● DATA PROVIDED:

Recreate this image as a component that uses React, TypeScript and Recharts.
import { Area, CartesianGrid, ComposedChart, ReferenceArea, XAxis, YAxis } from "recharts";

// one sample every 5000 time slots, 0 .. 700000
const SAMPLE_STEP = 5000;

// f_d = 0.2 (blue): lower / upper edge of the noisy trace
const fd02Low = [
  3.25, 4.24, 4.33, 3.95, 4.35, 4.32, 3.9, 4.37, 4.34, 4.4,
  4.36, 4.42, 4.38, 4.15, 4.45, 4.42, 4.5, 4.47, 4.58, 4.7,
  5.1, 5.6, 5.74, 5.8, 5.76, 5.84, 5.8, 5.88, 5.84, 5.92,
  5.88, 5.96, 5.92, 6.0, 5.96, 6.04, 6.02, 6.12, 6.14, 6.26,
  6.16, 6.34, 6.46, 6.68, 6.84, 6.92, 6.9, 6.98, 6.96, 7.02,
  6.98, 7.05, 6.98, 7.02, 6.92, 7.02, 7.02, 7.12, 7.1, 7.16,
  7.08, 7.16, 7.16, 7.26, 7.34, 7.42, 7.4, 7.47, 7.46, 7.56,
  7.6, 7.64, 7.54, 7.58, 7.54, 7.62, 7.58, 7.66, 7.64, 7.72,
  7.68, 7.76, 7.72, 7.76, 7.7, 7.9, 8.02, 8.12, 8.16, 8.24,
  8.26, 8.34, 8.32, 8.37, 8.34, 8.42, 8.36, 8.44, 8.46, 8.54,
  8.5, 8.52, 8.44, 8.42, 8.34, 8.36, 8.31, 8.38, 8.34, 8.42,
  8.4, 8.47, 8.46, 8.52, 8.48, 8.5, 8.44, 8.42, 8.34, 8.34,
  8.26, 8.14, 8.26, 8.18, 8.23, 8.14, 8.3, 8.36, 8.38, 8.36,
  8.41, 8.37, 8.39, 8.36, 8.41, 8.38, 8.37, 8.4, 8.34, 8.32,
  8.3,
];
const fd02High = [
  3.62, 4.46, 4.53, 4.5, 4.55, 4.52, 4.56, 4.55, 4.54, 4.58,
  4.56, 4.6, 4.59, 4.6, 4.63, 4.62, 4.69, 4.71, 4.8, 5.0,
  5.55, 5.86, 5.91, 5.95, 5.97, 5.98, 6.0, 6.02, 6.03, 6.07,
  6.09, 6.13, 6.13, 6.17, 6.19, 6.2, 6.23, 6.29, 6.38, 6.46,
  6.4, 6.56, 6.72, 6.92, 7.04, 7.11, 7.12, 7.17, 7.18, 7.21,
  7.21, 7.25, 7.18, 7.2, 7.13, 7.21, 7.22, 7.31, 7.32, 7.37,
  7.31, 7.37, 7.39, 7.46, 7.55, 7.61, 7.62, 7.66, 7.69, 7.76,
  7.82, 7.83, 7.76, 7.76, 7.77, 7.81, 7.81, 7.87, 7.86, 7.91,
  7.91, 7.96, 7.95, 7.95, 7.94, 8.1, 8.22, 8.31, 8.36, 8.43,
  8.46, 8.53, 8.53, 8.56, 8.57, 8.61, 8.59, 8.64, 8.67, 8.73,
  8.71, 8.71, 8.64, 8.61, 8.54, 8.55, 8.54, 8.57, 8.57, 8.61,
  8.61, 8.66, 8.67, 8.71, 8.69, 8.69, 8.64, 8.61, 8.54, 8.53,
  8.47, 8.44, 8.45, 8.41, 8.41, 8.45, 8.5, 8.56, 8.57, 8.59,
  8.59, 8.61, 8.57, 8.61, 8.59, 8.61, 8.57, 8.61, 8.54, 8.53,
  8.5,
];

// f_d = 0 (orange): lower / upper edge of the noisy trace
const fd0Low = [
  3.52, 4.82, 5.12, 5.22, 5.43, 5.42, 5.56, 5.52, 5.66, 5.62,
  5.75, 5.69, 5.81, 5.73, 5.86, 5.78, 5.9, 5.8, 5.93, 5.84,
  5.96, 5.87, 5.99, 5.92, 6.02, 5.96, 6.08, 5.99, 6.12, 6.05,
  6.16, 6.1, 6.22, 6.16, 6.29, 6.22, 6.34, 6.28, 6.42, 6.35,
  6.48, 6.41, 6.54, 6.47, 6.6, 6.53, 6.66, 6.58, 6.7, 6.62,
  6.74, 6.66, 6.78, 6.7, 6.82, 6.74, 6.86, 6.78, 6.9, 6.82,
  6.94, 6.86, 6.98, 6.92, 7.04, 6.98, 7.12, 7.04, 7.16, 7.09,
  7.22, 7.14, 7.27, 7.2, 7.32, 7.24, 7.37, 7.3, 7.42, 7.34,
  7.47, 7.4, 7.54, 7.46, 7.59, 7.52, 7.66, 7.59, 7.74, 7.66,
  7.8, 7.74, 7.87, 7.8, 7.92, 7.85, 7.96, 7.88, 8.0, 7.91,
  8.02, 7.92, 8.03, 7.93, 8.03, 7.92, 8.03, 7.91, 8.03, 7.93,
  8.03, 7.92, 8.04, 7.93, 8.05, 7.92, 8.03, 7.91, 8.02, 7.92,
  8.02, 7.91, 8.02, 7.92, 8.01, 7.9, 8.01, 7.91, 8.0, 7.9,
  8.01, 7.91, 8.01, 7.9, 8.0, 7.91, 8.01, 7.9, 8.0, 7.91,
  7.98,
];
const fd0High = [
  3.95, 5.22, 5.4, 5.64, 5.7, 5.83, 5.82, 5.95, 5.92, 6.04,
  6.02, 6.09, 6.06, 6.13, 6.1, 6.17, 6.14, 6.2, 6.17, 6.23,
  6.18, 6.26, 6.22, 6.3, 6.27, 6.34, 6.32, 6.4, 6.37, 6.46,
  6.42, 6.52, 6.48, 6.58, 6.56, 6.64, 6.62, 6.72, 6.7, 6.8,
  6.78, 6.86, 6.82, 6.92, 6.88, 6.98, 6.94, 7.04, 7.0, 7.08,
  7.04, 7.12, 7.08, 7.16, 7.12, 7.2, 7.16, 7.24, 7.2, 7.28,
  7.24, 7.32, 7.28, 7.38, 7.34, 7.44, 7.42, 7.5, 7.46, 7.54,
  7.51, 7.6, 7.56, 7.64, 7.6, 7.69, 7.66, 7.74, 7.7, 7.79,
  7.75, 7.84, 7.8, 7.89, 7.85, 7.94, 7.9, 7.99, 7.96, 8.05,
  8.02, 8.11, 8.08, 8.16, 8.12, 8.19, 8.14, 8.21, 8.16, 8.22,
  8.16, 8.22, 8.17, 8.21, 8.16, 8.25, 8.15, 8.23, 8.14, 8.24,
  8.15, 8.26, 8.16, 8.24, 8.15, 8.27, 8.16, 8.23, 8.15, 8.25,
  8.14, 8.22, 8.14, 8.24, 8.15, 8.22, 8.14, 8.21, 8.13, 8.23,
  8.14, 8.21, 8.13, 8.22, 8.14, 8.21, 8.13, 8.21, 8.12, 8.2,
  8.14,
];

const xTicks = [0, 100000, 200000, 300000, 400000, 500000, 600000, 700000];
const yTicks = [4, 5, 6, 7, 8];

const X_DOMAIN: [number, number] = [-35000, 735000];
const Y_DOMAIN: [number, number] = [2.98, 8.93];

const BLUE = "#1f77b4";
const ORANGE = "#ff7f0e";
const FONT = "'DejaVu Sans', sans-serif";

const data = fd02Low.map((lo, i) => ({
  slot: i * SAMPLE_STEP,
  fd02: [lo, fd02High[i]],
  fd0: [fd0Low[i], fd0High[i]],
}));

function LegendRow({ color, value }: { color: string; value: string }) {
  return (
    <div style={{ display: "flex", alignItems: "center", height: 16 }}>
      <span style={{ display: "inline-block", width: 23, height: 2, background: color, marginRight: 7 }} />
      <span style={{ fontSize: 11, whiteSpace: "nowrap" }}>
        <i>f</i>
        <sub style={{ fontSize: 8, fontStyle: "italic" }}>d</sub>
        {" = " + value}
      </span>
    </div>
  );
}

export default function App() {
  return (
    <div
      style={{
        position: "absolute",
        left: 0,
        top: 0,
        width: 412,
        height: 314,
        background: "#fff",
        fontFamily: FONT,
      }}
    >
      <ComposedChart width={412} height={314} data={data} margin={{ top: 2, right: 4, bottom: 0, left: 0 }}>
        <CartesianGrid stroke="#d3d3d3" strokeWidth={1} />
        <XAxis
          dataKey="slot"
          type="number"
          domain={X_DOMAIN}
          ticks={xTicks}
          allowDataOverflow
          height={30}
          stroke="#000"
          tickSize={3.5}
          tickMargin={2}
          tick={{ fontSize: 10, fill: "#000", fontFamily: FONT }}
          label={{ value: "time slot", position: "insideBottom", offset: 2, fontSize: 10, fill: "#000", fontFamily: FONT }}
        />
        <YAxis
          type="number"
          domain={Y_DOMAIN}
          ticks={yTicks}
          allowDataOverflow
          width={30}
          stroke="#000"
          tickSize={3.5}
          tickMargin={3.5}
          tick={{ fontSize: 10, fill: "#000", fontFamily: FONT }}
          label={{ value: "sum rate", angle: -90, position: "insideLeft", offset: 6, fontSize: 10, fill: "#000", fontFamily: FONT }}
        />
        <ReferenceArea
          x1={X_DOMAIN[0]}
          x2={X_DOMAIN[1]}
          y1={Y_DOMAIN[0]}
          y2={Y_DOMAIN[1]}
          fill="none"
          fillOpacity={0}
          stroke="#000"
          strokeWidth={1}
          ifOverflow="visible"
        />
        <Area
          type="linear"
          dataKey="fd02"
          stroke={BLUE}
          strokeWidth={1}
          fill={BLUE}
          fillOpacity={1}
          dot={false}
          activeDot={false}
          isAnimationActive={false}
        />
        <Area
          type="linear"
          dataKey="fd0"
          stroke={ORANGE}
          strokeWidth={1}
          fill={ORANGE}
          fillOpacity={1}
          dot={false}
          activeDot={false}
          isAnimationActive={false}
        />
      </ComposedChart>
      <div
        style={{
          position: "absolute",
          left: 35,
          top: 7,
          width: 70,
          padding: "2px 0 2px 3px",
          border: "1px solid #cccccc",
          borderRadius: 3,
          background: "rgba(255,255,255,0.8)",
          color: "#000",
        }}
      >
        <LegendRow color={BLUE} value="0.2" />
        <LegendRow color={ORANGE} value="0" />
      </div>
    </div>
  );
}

● TASK TO COMPLETE: Quote exactly the stretch of lines above that starts at the first one and ends at the line with "const SAMPLE_STEP = 5000;", and nothing beyond it.

● COMPLETE RESPONSE:
Recreate this image as a component that uses React, TypeScript and Recharts.
import { Area, CartesianGrid, ComposedChart, ReferenceArea, XAxis, YAxis } from "recharts";

// one sample every 5000 time slots, 0 .. 700000
const SAMPLE_STEP = 5000;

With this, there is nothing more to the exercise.